The poor quality of this
film is surprising because it’s produced by Graydon Carter, the editor
of “Vanity Fair,” and producer of the excellent documentary about Bob
Evans, “The Kid Stays in the Picture” (2002). Alas, Carter didn’t bring
the quality of that film into this one.
The cartoonish nature of
the trial diminishes what was a highly dramatic, tension-filled
atmosphere. The trial was like a circus and was extremely controversial.
But when you see all these strong personalities like Jerry Rubin, Abbie
Hoffman, William Kunstler, David Dellinger and Judge Hoffman as
cartoons, you expect one of them to chomp on a carrot and say, “Eh,
what’s up doc?” instead of dealing with some very serious issues.
Another unfortunate aspect
of the film is its bias. One wouldn’t anticipate Carter to be involved
in anything even-handed, as he has turned “Vanity Fair” from an arts and
entertainment magazine into a left wing propaganda rag (albeit pretty
successful; it contains some great writing and interesting articles).

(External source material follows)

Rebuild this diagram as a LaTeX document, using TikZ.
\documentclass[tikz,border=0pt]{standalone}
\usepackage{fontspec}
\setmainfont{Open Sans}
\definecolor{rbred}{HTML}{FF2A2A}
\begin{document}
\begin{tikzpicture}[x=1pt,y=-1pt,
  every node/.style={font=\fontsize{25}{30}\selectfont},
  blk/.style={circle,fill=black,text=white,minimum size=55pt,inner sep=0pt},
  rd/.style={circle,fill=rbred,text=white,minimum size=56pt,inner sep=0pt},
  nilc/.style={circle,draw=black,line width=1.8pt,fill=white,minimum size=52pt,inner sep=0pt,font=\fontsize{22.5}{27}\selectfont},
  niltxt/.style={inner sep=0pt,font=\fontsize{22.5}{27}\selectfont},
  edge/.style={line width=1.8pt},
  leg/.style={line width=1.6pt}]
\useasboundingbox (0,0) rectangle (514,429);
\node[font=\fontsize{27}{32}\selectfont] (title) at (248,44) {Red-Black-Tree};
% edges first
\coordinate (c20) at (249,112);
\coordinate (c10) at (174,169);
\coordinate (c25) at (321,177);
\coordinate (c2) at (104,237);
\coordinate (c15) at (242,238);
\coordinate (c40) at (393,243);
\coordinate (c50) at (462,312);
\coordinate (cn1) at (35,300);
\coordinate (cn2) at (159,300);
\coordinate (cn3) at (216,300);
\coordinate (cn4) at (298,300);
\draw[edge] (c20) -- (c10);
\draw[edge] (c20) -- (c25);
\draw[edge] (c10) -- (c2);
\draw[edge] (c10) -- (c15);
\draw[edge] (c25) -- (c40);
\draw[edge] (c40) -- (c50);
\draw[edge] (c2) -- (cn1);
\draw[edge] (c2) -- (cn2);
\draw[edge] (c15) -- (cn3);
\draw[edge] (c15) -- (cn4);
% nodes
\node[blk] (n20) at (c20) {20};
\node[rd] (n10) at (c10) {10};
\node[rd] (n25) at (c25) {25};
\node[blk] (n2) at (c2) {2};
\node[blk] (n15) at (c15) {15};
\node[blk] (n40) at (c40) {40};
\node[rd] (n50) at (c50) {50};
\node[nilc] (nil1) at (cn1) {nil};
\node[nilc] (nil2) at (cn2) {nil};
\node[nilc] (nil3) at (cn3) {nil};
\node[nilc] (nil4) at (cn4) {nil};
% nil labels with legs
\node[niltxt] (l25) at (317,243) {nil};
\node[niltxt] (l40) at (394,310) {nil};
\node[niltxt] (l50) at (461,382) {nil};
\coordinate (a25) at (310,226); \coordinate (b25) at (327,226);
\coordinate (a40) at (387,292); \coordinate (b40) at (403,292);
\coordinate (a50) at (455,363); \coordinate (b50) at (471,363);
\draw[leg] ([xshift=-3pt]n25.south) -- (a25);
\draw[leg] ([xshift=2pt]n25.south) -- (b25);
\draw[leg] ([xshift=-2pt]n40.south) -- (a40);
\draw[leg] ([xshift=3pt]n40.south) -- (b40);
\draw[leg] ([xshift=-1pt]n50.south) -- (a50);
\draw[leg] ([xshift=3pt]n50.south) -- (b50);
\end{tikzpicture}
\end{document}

But almost each issue contains a diatribe by Carter against President
Bush. This film epitomizes Carter’s disdain for fairness. The only
people interviewed are the defendants. There are lots of archival clips
of Hoffman and Tom Hayden and Rennie Davis and the rest stating their
point of view. But there is not one second of any interview or clip of
the prosecutors. There are some clips of Mayor Daly of Chicago at news
conferences, but they all make him look like a despot. It would have
been much better served to have had someone explain the problem that was
faced by Chicago in hosting a major convention and contending with
people who wanted to disrupt it.
Without the cartoons and
with some balance, this could have been a real winner. As it is, it is a
film intended to appeal to the extreme left wing only.